Orioles hope moving down in order will lift Palmeiro

Slumping veteran dropped to seventh by Mazzilli

August 24, 2004|By Joe Christensen | Joe Christensen,SUN STAFF

OAKLAND, CALIF. — Late Orioles game: Last night's game between the Orioles and Athletics in Oakland, Calif., ended too late to be included in this edition. A complete report can be found in later editions or on the Internet at www.baltimoresun.com.

OAKLAND, Calif. -- Looking for something to help Rafael Palmeiro shake his prolonged slump, Orioles manager Lee Mazzilli dropped him last night to seventh in the batting order. It was the first time Palmeiro had hit lower than sixth in the lineup since June 20, 1992 with the Texas Rangers.

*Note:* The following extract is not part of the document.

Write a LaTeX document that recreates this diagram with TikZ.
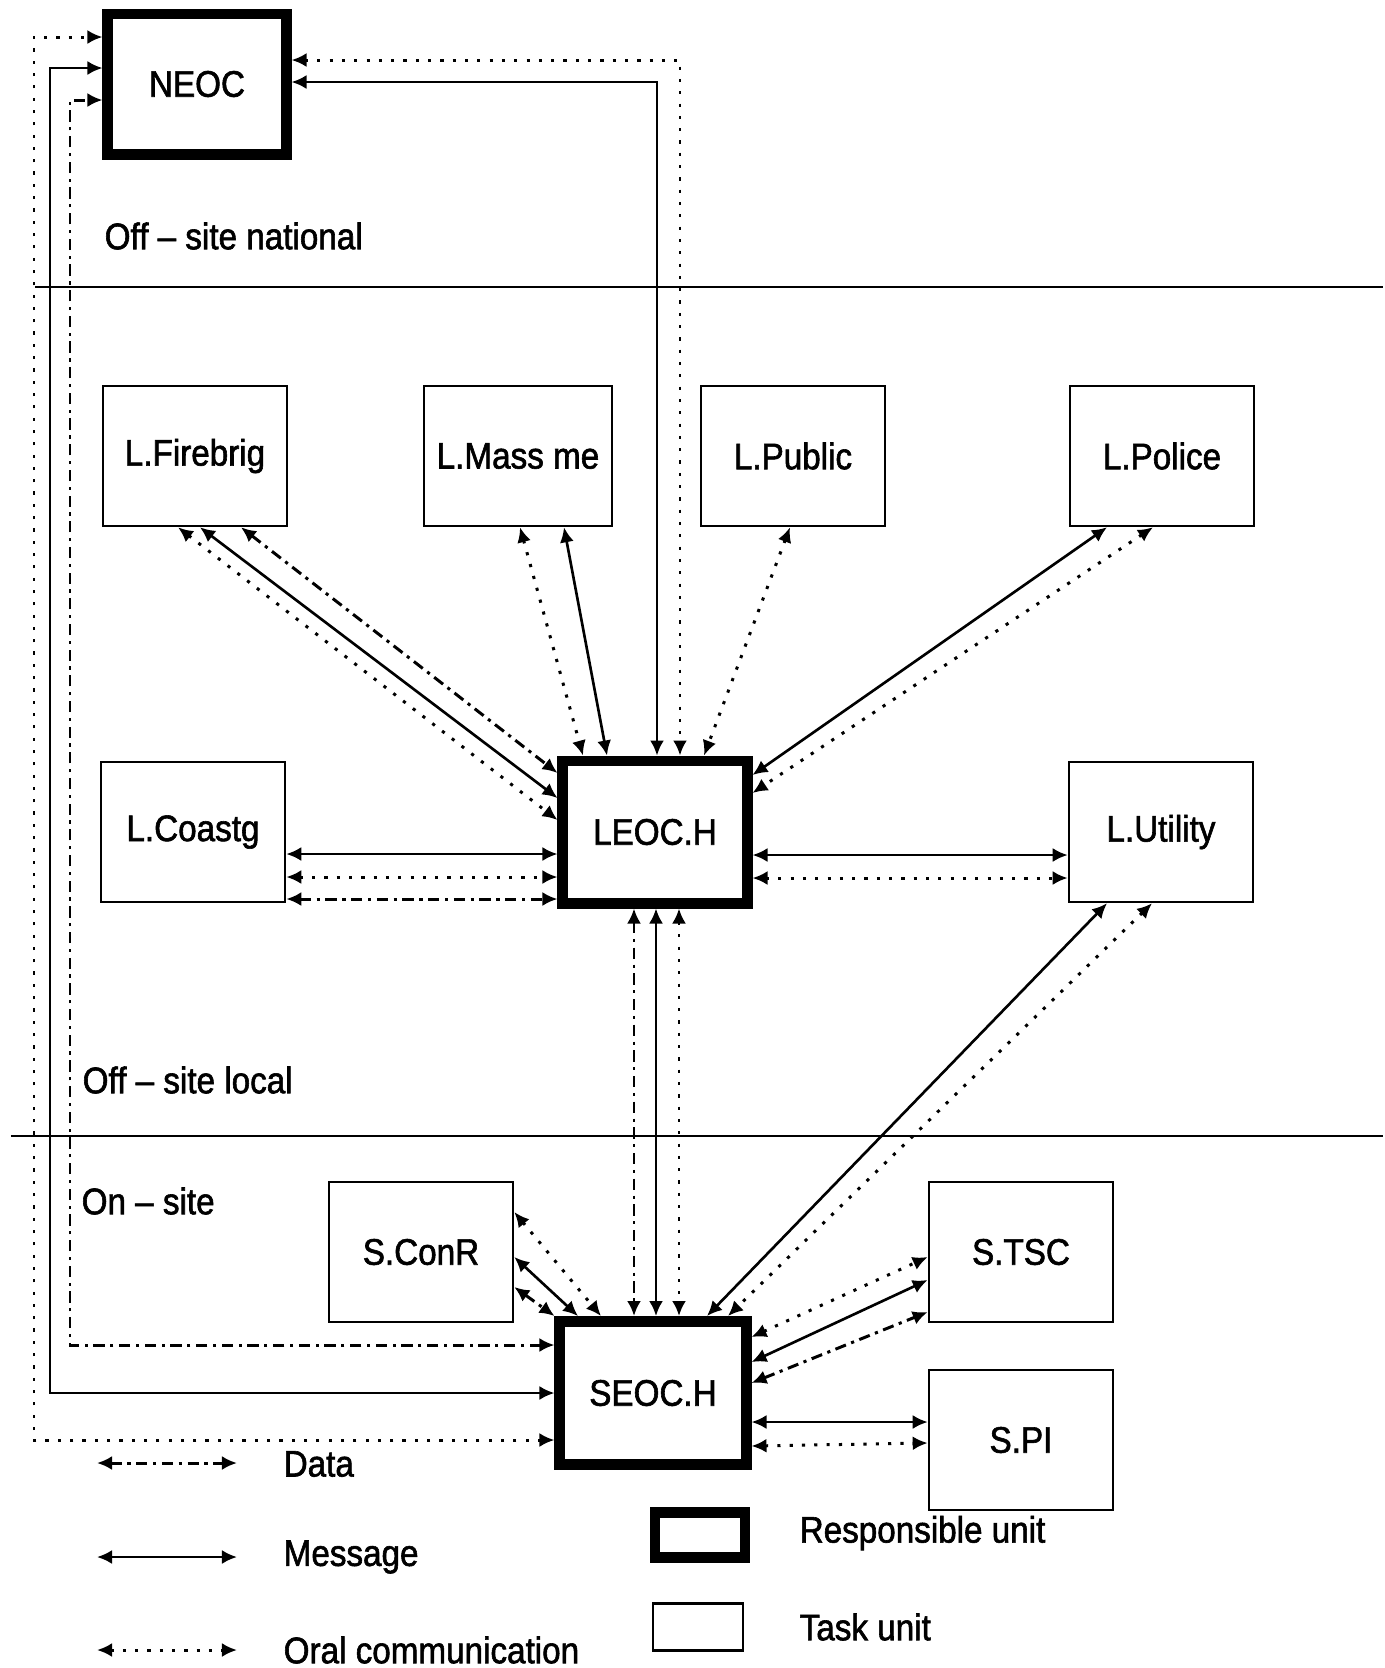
\documentclass[tikz,border=0pt]{standalone}
\usepackage{fontspec}
\setmainfont{Liberation Sans}[FakeStretch=0.9, FakeBold=1.6]
\usetikzlibrary{arrows.meta, calc}
\newcommand{\unitfont}{\fontsize{10.5}{12}\selectfont}

\begin{document}
\begin{tikzpicture}[x=0.01cm, y=-0.01cm,
        resp/.style={rectangle, draw, line width=3.1pt, minimum width=1.84cm, minimum height=1.42cm, inner sep=0pt, fill=white, font=\unitfont},
        task/.style={rectangle, draw, line width=0.7pt, minimum width=1.84cm, minimum height=1.4cm, inner sep=0pt, fill=white, font=\unitfont},
        zone/.style={anchor=west, inner sep=0pt, font=\unitfont},
        msg/.style={<->, >={Latex[length=1.5mm, width=1.4mm]}, line width=0.75pt},
        oral/.style={<->, >={Latex[length=1.5mm, width=1.4mm]}, line width=0.85pt, dash pattern=on 0.9pt off 2.6pt},
        data/.style={<->, >={Latex[length=1.5mm, width=1.4mm]}, line width=0.85pt, dash pattern=on 3.2pt off 1.6pt on 0.9pt off 1.6pt},
        sep/.style={line width=0.8pt}
    ]
        \useasboundingbox (0,0) rectangle (1385,1668);

        % Zones
        \draw[sep] (35,287) -- (1383,287);
        \draw[sep] (11,1136) -- (1383,1136);
        \node[zone] (natl) at (104,236) {Off -- site national};
        \node[zone] (locl) at (82,1080) {Off -- site local};
        \node[zone] (onst) at (81,1201) {On -- site};

        % Units
        \node[resp, minimum width=1.78cm, minimum height=1.4cm] (neoc) at (197,84) {NEOC};

        \node[task] (lfire) at (195,456) {L.Firebrig};
        \node[task, minimum width=1.88cm] (lmass) at (518,456) {L.Mass me};
        \node[task] (lpub) at (793,456) {L.Public};
        \node[task] (lpol) at (1162,456) {L.Police};
        \node[task] (lcoast) at (193,832) {L.Coastg};
        \node[resp] (leoc) at (655,832) {LEOC.H};
        \node[task] (lutil) at (1161,832) {L.Utility};

        \node[task] (sconr) at (421,1252) {S.ConR};
        \node[resp, minimum width=1.86cm, minimum height=1.43cm] (seoc) at (653,1393) {SEOC.H};
        \node[task] (stsc) at (1021,1252) {S.TSC};
        \node[task] (spi) at (1021,1440) {S.PI};

        % SEOC.H and LEOC.H to NEOC
        \draw[oral] (seoc.west |- 0,1440) -| (34,37) -- (neoc.west |- 0,37);
        \draw[msg] (seoc.west |- 0,1393) -| (50,68) -- (neoc.west |- 0,68);
        \draw[data] (seoc.west |- 0,1345) -| (70,100) -- (neoc.west |- 0,100);
        \draw[oral] (neoc.east |- 0,60) -| (leoc.north -| 680,0);
        \draw[msg] (neoc.east |- 0,82) -| (leoc.north -| 657,0);

        % LEOC.H links
        \draw[oral] (lfire.south -| 178,0) -- (leoc.west |- 0,820);
        \draw[msg] (lfire.south -| 200,0) -- (leoc.west |- 0,798);
        \draw[data] (lfire.south -| 241,0) -- (leoc.west |- 0,773);
        \draw[oral] (lmass.south -| 520,0) -- (leoc.north -| 583,0);
        \draw[msg] (lmass.south -| 564,0) -- (leoc.north -| 607,0);
        \draw[oral] (lpub.south -| 790,0) -- (leoc.north -| 704,0);
        \draw[msg] (lpol.south -| 1107,0) -- (leoc.east |- 0,775);
        \draw[oral] (lpol.south -| 1153,0) -- (leoc.east |- 0,793);
        \draw[msg] (lcoast.east |- 0,854) -- (leoc.west |- 0,854);
        \draw[oral] (lcoast.east |- 0,877) -- (leoc.west |- 0,877);
        \draw[data] (lcoast.east |- 0,899) -- (leoc.west |- 0,899);
        \draw[msg] (leoc.east |- 0,855) -- (lutil.west |- 0,855);
        \draw[oral] (leoc.east |- 0,878) -- (lutil.west |- 0,878);

        % SEOC.H links
        \draw[data] (leoc.south -| 634,0) -- (seoc.north -| 634,0);
        \draw[msg] (leoc.south -| 656,0) -- (seoc.north -| 656,0);
        \draw[oral] (leoc.south -| 679,0) -- (seoc.north -| 679,0);
        \draw[msg] (lutil.south -| 1107,0) -- (seoc.north -| 707,0);
        \draw[oral] (lutil.south -| 1152,0) -- (seoc.north -| 728,0);
        \draw[oral] (sconr.east |- 0,1212) -- (seoc.north -| 601,0);
        \draw[msg] (sconr.east |- 0,1257) -- (seoc.north -| 578,0);
        \draw[data] (sconr.east |- 0,1287) -- (seoc.north west);
        \draw[oral] (seoc.east |- 0,1337) -- (stsc.west |- 0,1257);
        \draw[msg] (seoc.east |- 0,1362) -- (stsc.west |- 0,1280);
        \draw[data] (seoc.east |- 0,1383) -- (stsc.west |- 0,1312);
        \draw[msg] (seoc.east |- 0,1422) -- (spi.west |- 0,1422);
        \draw[oral] (seoc.east |- 0,1446) -- (spi.west |- 0,1443);

        % Legend
        \coordinate (datl) at (97,1463);
        \coordinate (datr) at (237,1463);
        \coordinate (msgl) at (97,1557);
        \coordinate (msgr) at (237,1557);
        \coordinate (orall) at (97,1650);
        \coordinate (oralr) at (237,1650);
        \draw[data] (datl) -- (datr);
        \draw[msg] (msgl) -- (msgr);
        \draw[oral] (orall) -- (oralr);
        \node[zone] (datatxt) at (283,1464) {Data};
        \node[zone] (msgtxt) at (283,1557) {Message};
        \node[zone] (oraltxt) at (283,1650) {Oral communication};
        \node[resp, minimum width=0.9cm, minimum height=0.45cm] (keyresp) at (700,1535) {};
        \node[task, minimum width=0.9cm, minimum height=0.47cm] (keytask) at (698,1627) {};
        \node[zone] (resptxt) at (799,1533) {Responsible unit};
        \node[zone] (tasktxt) at (799,1627) {Task unit};
\end{tikzpicture}
\end{document}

Palmeiro entered the night with one RBI in his past 15 games and just one home run since the All-Star break. He had two hits in 23 at-bats on the recently completed homestand, as the Orioles went 0-6.

Mazzilli met with Palmeiro before posting the lineup, and told him he hoped the move would allow him to relax a little more at the plate.

"He didn't have any problems with it at all," Mazzilli said. "He understood completely."

Mazzilli started the season with three fixtures in the middle of the order, batting Miguel Tejada third, Palmeiro fourth and Lopez fifth. But with Palmeiro struggling, he has been lowered to fifth, then sixth and now seventh.

Last night, Mazzilli lifted B.J. Surhoff to the No. 6 spot, but it left the Orioles even more vulnerable to late-inning pitching matchups, with three right-handed hitters stacked together (Melvin Mora, Tejada and Lopez), followed by Surhoff, Palmeiro and two more left-handed hitters.

"It's tough when you have someone of [Palmeiro's] stature, and what he's done for his career," Mazzilli said. "You put him [seventh], and he's never been there before. But you also have to look at what's best for the club. B.J.'s swinging the bat well."

Palmeiro emerged from his meeting with Mazzilli in good spirits. He said it wasn't a blow to his confidence getting moved down in the batting order because the at-bats are just as important, up and down the lineup.

"What takes away from my confidence," he said, "is the hard work I'm putting in and not having anything to show for it."

Palmeiro, who turns 40 next month, became the first player in major league history to hit at least 38 home runs in nine consecutive seasons. That streak will undoubtedly be broken this year; he entered last night with 14 homers.

In years past, Palmeiro said, his swing often felt so good he went out of his way not to tinker with it too much. On days when the team didn't take batting practice on the field, he might take his first cuts of the day in the first inning.

But this year, with his mechanics constantly out of whack, Palmeiro has been going to the indoor batting cages constantly.

"I would say I've probably worked harder, or as hard as ever," he said.

Borkowski loses spot

Dave Borkowski was back in the bullpen last night, having officially lost his spot in the starting rotation, and the Orioles were preparing to promote Bruce Chen from Triple-A Ottawa to make tomorrow's start against Oakland.

Mazzilli would not confirm the Chen move and said a decision will be announced after tonight's game. The Orioles pulled Chen from his start at Ottawa after one inning Sunday, and Borkowski pitched 1 1/3 innings in relief.

Chen, a 27-year-old left-hander, was 4-3 with a 3.22 ERA at Ottawa. The former Atlanta Braves pitcher is 20-19 with a 4.59 ERA for his major league career.

Tearful return for Tejada

Miguel Tejada said he was in tears yesterday as he pulled up to Network Associates Coliseum, his home ballpark for his first seven big league seasons.

"I'm always going to have good memories about this place," Tejada said. "When I got here, I got chills."